Organizers of upcoming events, according to Klausner, , should remind attendees that vaccinations are “highly effective” and work on improving ventilation at indoor venues. Alex Huffman, a Denver University aerosol scientist and associate chemistry professor, adds that social-distancing, wearing masks, staying outside and staying home with COVID-like symptoms remain crucial tools to prevent the spread of disease. “I’d love to normalize the targeted use of masks,” he says. “Seeing a mask as a political symbol is just short-sighted and misinformed.”

Whether SXSW was a “super-spreader event” or not, the conference reflects public-health rules and government mandates at this point in the pandemic: Get vaccinated, to ensure that even if you test positive, you’re almost certain to not get seriously ill. But, yes, as the world resumes to normal, there is still risk of contracting COVID-19.

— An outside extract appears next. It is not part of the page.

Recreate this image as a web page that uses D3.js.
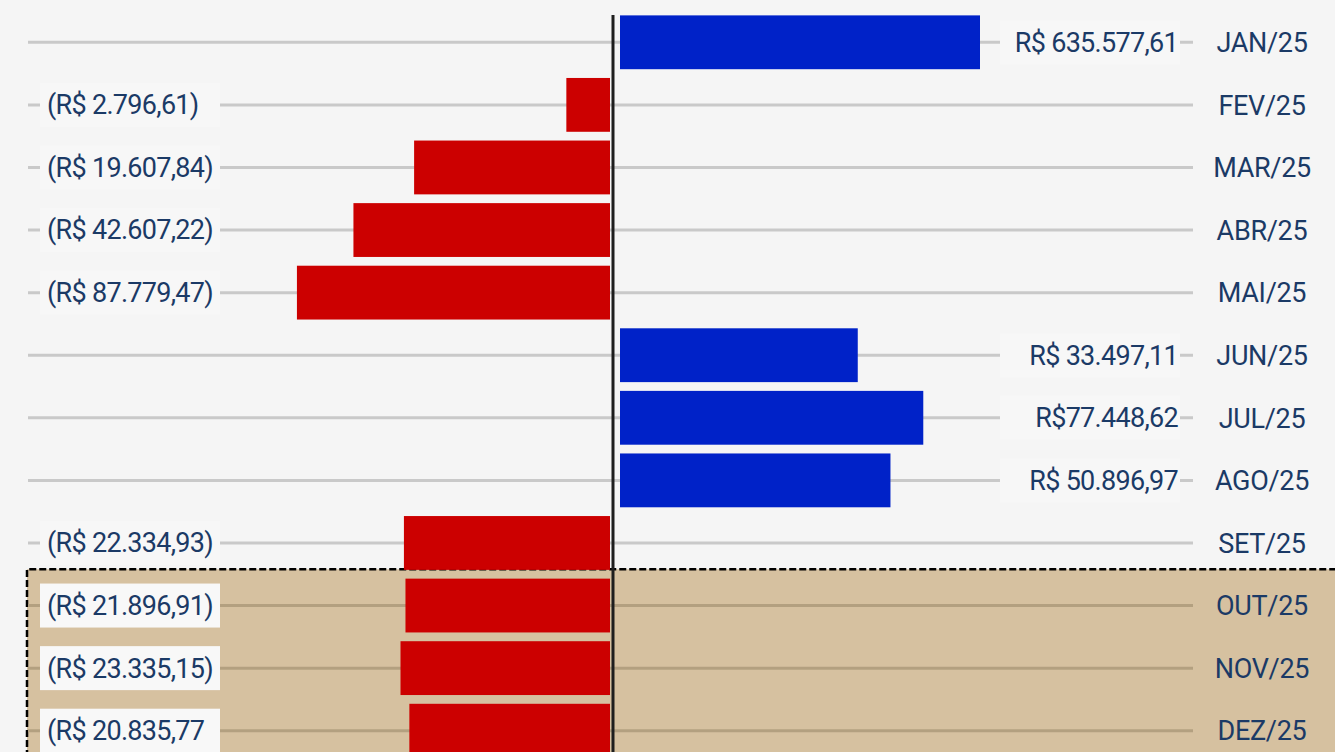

Many who tested positive for COVID-19 after attending SXSW did not blame festival organizers. Kevin Buist, who works on design strategy for Gray Matter Group, moderated a March 15 panel during the tech portion of the festival, then tested positive three days later after developing a fever, cough and fatigue. “To pick up your badge, you needed proof of vaccination, and they did on-site rapid tests,” says Buist, who is fully vaccinated. “I feel pretty good about that.” Kat Rodgers, who attended the tech portion of the festival as a community manager for Web3 publication Water & Music, tested positive afterward. “When people were doing stuff in the evening, they were generally without the mask,” she says. “When I saw my positive COVID results, I was like, ‘Makes sense.’ I wasn’t surprised at all.”

“It’s not really SXSW as an institution that can do that much about it,” says Mamalarky’s Bennett. “It’s a crowd mentality.”